▶ _SUPPLIED RECORDS_:
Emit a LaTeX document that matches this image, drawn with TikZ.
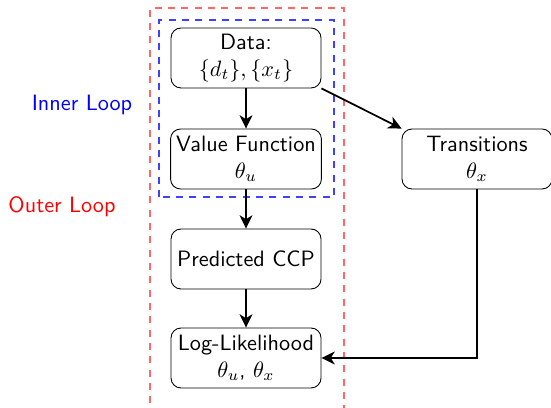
\documentclass[tikz,border=0pt]{standalone}
\usetikzlibrary{arrows.meta}
\begin{document}
\begin{tikzpicture}[x=0.45pt,y=-0.45pt,font=\sffamily,
  box/.style={draw,rounded corners=4.5pt,minimum width=67.5pt,minimum height=27pt,
    align=center,inner sep=2.5pt},
  flow/.style={thick,-{Stealth[length=6pt,width=5.8pt,inset=1.8pt]}},
  loopframe/.style={dash pattern=on 3.2pt off 2.8pt,line width=0.8pt}]
  \useasboundingbox (0,0) rectangle (551,408);

  % outer loop frame (open at the bottom of the page)
  \draw[loopframe,draw=red!60] (150,430) -- (150,8) -- (344,8) -- (344,430);
  % inner loop frame
  \draw[loopframe,draw=blue!75] (159,197) -- (159,20) -- (334,20)
    -- (334,197) -- cycle;

  % loop labels
  \node[text=blue] (innerlbl) at (82,105) {Inner Loop};
  \node[text=red] (outerlbl) at (62,207) {Outer Loop};

  % stages
  \node[box] (data) at (246,58) {Data:\\$\{d_t\},\{x_t\}$};
  \node[box] (vf) at (246,159) {Value Function\\$\theta_u$};
  \node[box] (ccp) at (246,259) {Predicted CCP};
  \node[box] (ll) at (246,358) {Log-Likelihood\\$\theta_u$, $\theta_x$};
  \node[box] (tr) at (477,159) {Transitions\\$\theta_x$};

  % connectors
  \draw[flow] (data) -- (vf);
  \draw[flow] (vf) -- (ccp);
  \draw[flow] (ccp) -- (ll);
  \draw[flow] (data.south east) -- (tr.north west);
  \draw[flow] (tr.south) |- (ll.east);
\end{tikzpicture}
\end{document}
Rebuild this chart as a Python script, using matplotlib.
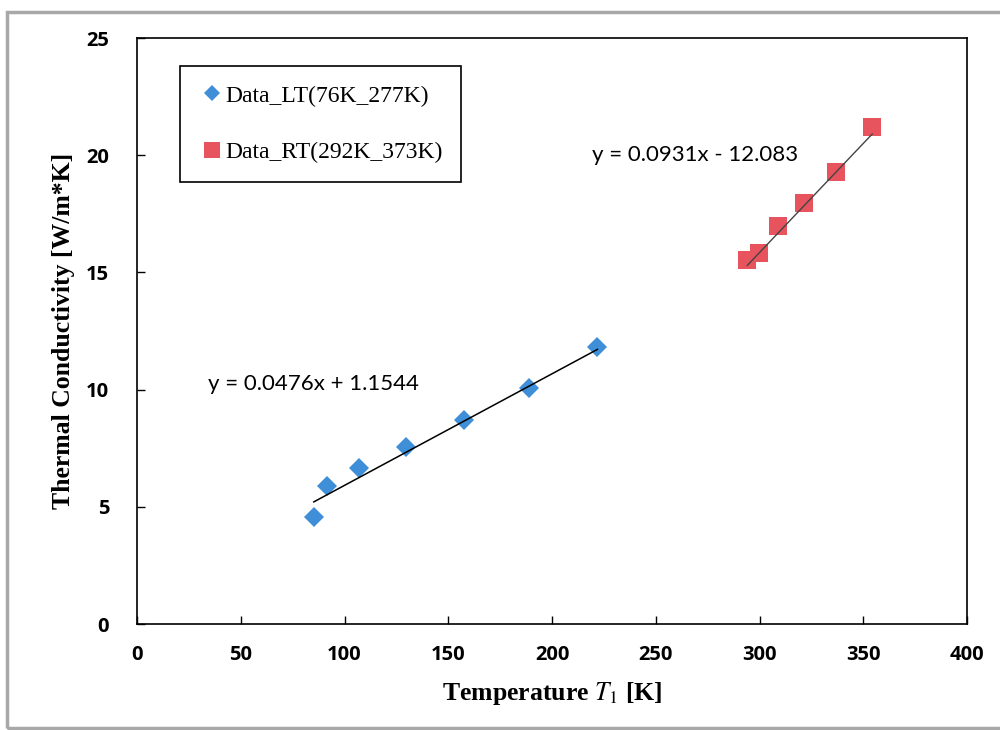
import matplotlib.pyplot as plt
from matplotlib.patches import Rectangle
import numpy as np

# Data
lt_temp = [85.2, 91.5, 106.9, 129.5, 157.4, 188.7, 221.9]
lt_k = [4.56, 5.89, 6.66, 7.55, 8.70, 10.07, 11.82]
rt_temp = [294.1, 299.9, 309.0, 321.5, 336.9, 354.3]
rt_k = [15.53, 15.83, 16.98, 17.96, 19.28, 21.20]

# trendline coefficients (slope, intercept) as shown on the chart
lt_fit = [0.0476, 1.1544]
rt_fit = [0.0931, -12.083]

plt.rcParams['mathtext.fontset'] = 'stix'

fig = plt.figure(figsize=(10, 7.3), dpi=100)
ax = fig.add_axes([0.137, 0.1452, 0.830, 0.8027])

# scanned page frame
fig.patches.append(Rectangle((0.007, 0.003), 1.1, 0.98, transform=fig.transFigure,
                             fill=False, edgecolor='#a8a8a8', linewidth=2.5))

ax.plot(lt_temp, lt_k, 'D', color='#3f8fd8', markersize=10, markeredgewidth=0,
        label='Data_LT(76K_277K)', zorder=3)
ax.plot(rt_temp, rt_k, 's', color='#e8545e', markersize=13.5, markeredgewidth=0,
        label='Data_RT(292K_373K)', zorder=3)

# trendlines
xl = np.array([min(lt_temp), max(lt_temp)])
ax.plot(xl, lt_fit[0] * xl + lt_fit[1], color='black', linewidth=1.1, zorder=4)
xr = np.array([min(rt_temp), max(rt_temp)])
ax.plot(xr, rt_fit[0] * xr + rt_fit[1], color='#444444', linewidth=1.0, zorder=4)

ax.text(34.2, 10.24, 'y = 0.0476x + 1.1544', fontsize=16, family='Lato', va='center')
ax.text(219.5, 20.0, 'y = 0.0931x - 12.083', fontsize=16, family='Lato', va='center')

ax.set_xlim(0, 400)
ax.set_ylim(0, 25)
ax.set_xticks(range(0, 401, 50))
ax.set_yticks(range(0, 26, 5))
ax.set_xticklabels([str(v) for v in range(0, 401, 50)], family='Open Sans',
                   fontweight='bold', fontsize=14.5)
ax.set_yticklabels([str(v) for v in range(0, 26, 5)], family='Open Sans',
                   fontweight='bold', fontsize=14.5)
ax.tick_params(direction='in', length=6, width=1, pad=15)
ax.tick_params(axis='y', pad=20)
for s in ax.spines.values():
    s.set_linewidth(1.2)

ax.set_xlabel('Temperature $\\mathit{T_1}$ [K]', family='Liberation Serif',
              fontweight='bold', fontsize=18.5, labelpad=11)
ax.set_ylabel('Thermal Conductivity [W/m*K]', family='Liberation Serif',
              fontweight='bold', fontsize=18.5, labelpad=8)

leg = ax.legend(loc='upper left', bbox_to_anchor=(0.052, 0.952), fancybox=False,
                edgecolor='black', framealpha=1, borderpad=0.8, labelspacing=1.5,
                handletextpad=0.0, handlelength=1.1, borderaxespad=0,
                prop={'family': 'Liberation Serif', 'size': 17})
leg.get_frame().set_linewidth(1.2)
leg.legend_handles[0].set_markersize(8)
leg.legend_handles[1].set_markersize(12)

plt.savefig('out.png', dpi=100)
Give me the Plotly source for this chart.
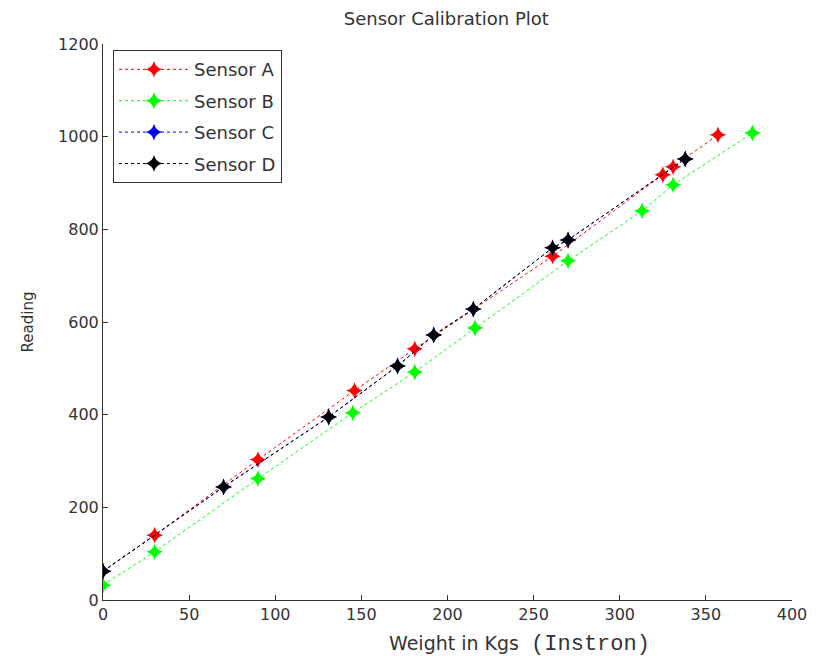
import plotly.graph_objects as go

# Data
a_x = [0, 30, 90, 146, 181, 261, 325, 331, 357]
a_y = [62, 140, 303, 452, 542, 742, 918, 935, 1004]
b_x = [0, 30, 90, 145, 181, 216, 270, 313, 331, 377]
b_y = [32, 104, 262, 404, 492, 587, 732, 840, 896, 1008]
c_x = [0, 70, 131, 171, 192, 215, 261, 270, 338]
c_y = [62, 244, 395, 505, 572, 628, 760, 777, 952]
d_x = [0, 70, 131, 171, 192, 215, 261, 270, 338]
d_y = [62, 244, 395, 505, 572, 628, 760, 777, 952]

names = ["Sensor A", "Sensor B", "Sensor C", "Sensor D"]
colors = ["#ff0000", "#00ff00", "#0000ff", "#000000"]
xs = [a_x, b_x, c_x, d_x]
ys = [a_y, b_y, c_y, d_y]

FONT = "DejaVu Sans, Verdana, Arial"
TXT = "#333"

fig = go.Figure()
for i, (n, c, x, y) in enumerate(zip(names, colors, xs, ys)):
    fig.add_trace(go.Scatter(
        x=x, y=y, name=n, mode="lines+markers",
        legendgroup=n,
        line=dict(color=c, dash="dot", width=1),
        marker=dict(symbol="star-diamond", size=12, color=c,
                    line=dict(width=0)),
    ))

axis_common = dict(
    showgrid=False, zeroline=False, showline=True, linecolor="#333",
    linewidth=1, ticks="inside", ticklen=5, tickcolor="#333",
    tickfont=dict(family=FONT, size=16, color=TXT),
    mirror=False,
)

fig.update_layout(
    width=825, height=656,
    paper_bgcolor="white", plot_bgcolor="white",
    margin=dict(l=103, r=33, t=44, b=56),
    title=dict(text="Sensor Calibration Plot", x=0.541, xanchor="center",
               y=0.972, yanchor="middle",
               font=dict(family=FONT, size=18, color=TXT)),
    xaxis=dict(range=[0, 400], dtick=50, **axis_common),
    yaxis=dict(range=[0, 1200], dtick=200,
               title=dict(text="Reading", standoff=20,
                          font=dict(family=FONT, size=15, color=TXT)),
               **axis_common),
    legend=dict(x=0.0145, y=0.989, xanchor="left", yanchor="top",
                bgcolor="white", bordercolor="#333", borderwidth=1,
                font=dict(family=FONT, size=18, color=TXT),
                tracegroupgap=5, itemwidth=70),
    showlegend=True,
    annotations=[dict(
        text='Weight in Kgs  <span style="font-family:Liberation Mono, Courier New; font-size:22px">(Instron)</span>',
        xref="paper", yref="paper", x=(519 - 103) / 689, y=-0.08,
        xanchor="center", yanchor="middle", showarrow=False,
        font=dict(family=FONT, size=19, color=TXT),
    )],
)

fig.write_html("out.html")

▶ _WHAT THE TASK REQUIRES_: Without the pictures, transcribe the listing above exactly.

▶ _FULL RESPONSE_:
Emit a LaTeX document that matches this image, drawn with TikZ.
\documentclass[tikz,border=0pt]{standalone}
\usetikzlibrary{arrows.meta}
\begin{document}
\begin{tikzpicture}[x=0.45pt,y=-0.45pt,font=\sffamily,
  box/.style={draw,rounded corners=4.5pt,minimum width=67.5pt,minimum height=27pt,
    align=center,inner sep=2.5pt},
  flow/.style={thick,-{Stealth[length=6pt,width=5.8pt,inset=1.8pt]}},
  loopframe/.style={dash pattern=on 3.2pt off 2.8pt,line width=0.8pt}]
  \useasboundingbox (0,0) rectangle (551,408);

  % outer loop frame (open at the bottom of the page)
  \draw[loopframe,draw=red!60] (150,430) -- (150,8) -- (344,8) -- (344,430);
  % inner loop frame
  \draw[loopframe,draw=blue!75] (159,197) -- (159,20) -- (334,20)
    -- (334,197) -- cycle;

  % loop labels
  \node[text=blue] (innerlbl) at (82,105) {Inner Loop};
  \node[text=red] (outerlbl) at (62,207) {Outer Loop};

  % stages
  \node[box] (data) at (246,58) {Data:\\$\{d_t\},\{x_t\}$};
  \node[box] (vf) at (246,159) {Value Function\\$\theta_u$};
  \node[box] (ccp) at (246,259) {Predicted CCP};
  \node[box] (ll) at (246,358) {Log-Likelihood\\$\theta_u$, $\theta_x$};
  \node[box] (tr) at (477,159) {Transitions\\$\theta_x$};

  % connectors
  \draw[flow] (data) -- (vf);
  \draw[flow] (vf) -- (ccp);
  \draw[flow] (ccp) -- (ll);
  \draw[flow] (data.south east) -- (tr.north west);
  \draw[flow] (tr.south) |- (ll.east);
\end{tikzpicture}
\end{document}
Rebuild this chart as a Python script, using matplotlib.
import matplotlib.pyplot as plt
from matplotlib.patches import Rectangle
import numpy as np

# Data
lt_temp = [85.2, 91.5, 106.9, 129.5, 157.4, 188.7, 221.9]
lt_k = [4.56, 5.89, 6.66, 7.55, 8.70, 10.07, 11.82]
rt_temp = [294.1, 299.9, 309.0, 321.5, 336.9, 354.3]
rt_k = [15.53, 15.83, 16.98, 17.96, 19.28, 21.20]

# trendline coefficients (slope, intercept) as shown on the chart
lt_fit = [0.0476, 1.1544]
rt_fit = [0.0931, -12.083]

plt.rcParams['mathtext.fontset'] = 'stix'

fig = plt.figure(figsize=(10, 7.3), dpi=100)
ax = fig.add_axes([0.137, 0.1452, 0.830, 0.8027])

# scanned page frame
fig.patches.append(Rectangle((0.007, 0.003), 1.1, 0.98, transform=fig.transFigure,
                             fill=False, edgecolor='#a8a8a8', linewidth=2.5))

ax.plot(lt_temp, lt_k, 'D', color='#3f8fd8', markersize=10, markeredgewidth=0,
        label='Data_LT(76K_277K)', zorder=3)
ax.plot(rt_temp, rt_k, 's', color='#e8545e', markersize=13.5, markeredgewidth=0,
        label='Data_RT(292K_373K)', zorder=3)

# trendlines
xl = np.array([min(lt_temp), max(lt_temp)])
ax.plot(xl, lt_fit[0] * xl + lt_fit[1], color='black', linewidth=1.1, zorder=4)
xr = np.array([min(rt_temp), max(rt_temp)])
ax.plot(xr, rt_fit[0] * xr + rt_fit[1], color='#444444', linewidth=1.0, zorder=4)

ax.text(34.2, 10.24, 'y = 0.0476x + 1.1544', fontsize=16, family='Lato', va='center')
ax.text(219.5, 20.0, 'y = 0.0931x - 12.083', fontsize=16, family='Lato', va='center')

ax.set_xlim(0, 400)
ax.set_ylim(0, 25)
ax.set_xticks(range(0, 401, 50))
ax.set_yticks(range(0, 26, 5))
ax.set_xticklabels([str(v) for v in range(0, 401, 50)], family='Open Sans',
                   fontweight='bold', fontsize=14.5)
ax.set_yticklabels([str(v) for v in range(0, 26, 5)], family='Open Sans',
                   fontweight='bold', fontsize=14.5)
ax.tick_params(direction='in', length=6, width=1, pad=15)
ax.tick_params(axis='y', pad=20)
for s in ax.spines.values():
    s.set_linewidth(1.2)

ax.set_xlabel('Temperature $\\mathit{T_1}$ [K]', family='Liberation Serif',
              fontweight='bold', fontsize=18.5, labelpad=11)
ax.set_ylabel('Thermal Conductivity [W/m*K]', family='Liberation Serif',
              fontweight='bold', fontsize=18.5, labelpad=8)

leg = ax.legend(loc='upper left', bbox_to_anchor=(0.052, 0.952), fancybox=False,
                edgecolor='black', framealpha=1, borderpad=0.8, labelspacing=1.5,
                handletextpad=0.0, handlelength=1.1, borderaxespad=0,
                prop={'family': 'Liberation Serif', 'size': 17})
leg.get_frame().set_linewidth(1.2)
leg.legend_handles[0].set_markersize(8)
leg.legend_handles[1].set_markersize(12)

plt.savefig('out.png', dpi=100)
Give me the Plotly source for this chart.
import plotly.graph_objects as go

# Data
a_x = [0, 30, 90, 146, 181, 261, 325, 331, 357]
a_y = [62, 140, 303, 452, 542, 742, 918, 935, 1004]
b_x = [0, 30, 90, 145, 181, 216, 270, 313, 331, 377]
b_y = [32, 104, 262, 404, 492, 587, 732, 840, 896, 1008]
c_x = [0, 70, 131, 171, 192, 215, 261, 270, 338]
c_y = [62, 244, 395, 505, 572, 628, 760, 777, 952]
d_x = [0, 70, 131, 171, 192, 215, 261, 270, 338]
d_y = [62, 244, 395, 505, 572, 628, 760, 777, 952]

names = ["Sensor A", "Sensor B", "Sensor C", "Sensor D"]
colors = ["#ff0000", "#00ff00", "#0000ff", "#000000"]
xs = [a_x, b_x, c_x, d_x]
ys = [a_y, b_y, c_y, d_y]

FONT = "DejaVu Sans, Verdana, Arial"
TXT = "#333"

fig = go.Figure()
for i, (n, c, x, y) in enumerate(zip(names, colors, xs, ys)):
    fig.add_trace(go.Scatter(
        x=x, y=y, name=n, mode="lines+markers",
        legendgroup=n,
        line=dict(color=c, dash="dot", width=1),
        marker=dict(symbol="star-diamond", size=12, color=c,
                    line=dict(width=0)),
    ))

axis_common = dict(
    showgrid=False, zeroline=False, showline=True, linecolor="#333",
    linewidth=1, ticks="inside", ticklen=5, tickcolor="#333",
    tickfont=dict(family=FONT, size=16, color=TXT),
    mirror=False,
)

fig.update_layout(
    width=825, height=656,
    paper_bgcolor="white", plot_bgcolor="white",
    margin=dict(l=103, r=33, t=44, b=56),
    title=dict(text="Sensor Calibration Plot", x=0.541, xanchor="center",
               y=0.972, yanchor="middle",
               font=dict(family=FONT, size=18, color=TXT)),
    xaxis=dict(range=[0, 400], dtick=50, **axis_common),
    yaxis=dict(range=[0, 1200], dtick=200,
               title=dict(text="Reading", standoff=20,
                          font=dict(family=FONT, size=15, color=TXT)),
               **axis_common),
    legend=dict(x=0.0145, y=0.989, xanchor="left", yanchor="top",
                bgcolor="white", bordercolor="#333", borderwidth=1,
                font=dict(family=FONT, size=18, color=TXT),
                tracegroupgap=5, itemwidth=70),
    showlegend=True,
    annotations=[dict(
        text='Weight in Kgs  <span style="font-family:Liberation Mono, Courier New; font-size:22px">(Instron)</span>',
        xref="paper", yref="paper", x=(519 - 103) / 689, y=-0.08,
        xanchor="center", yanchor="middle", showarrow=False,
        font=dict(family=FONT, size=19, color=TXT),
    )],
)

fig.write_html("out.html")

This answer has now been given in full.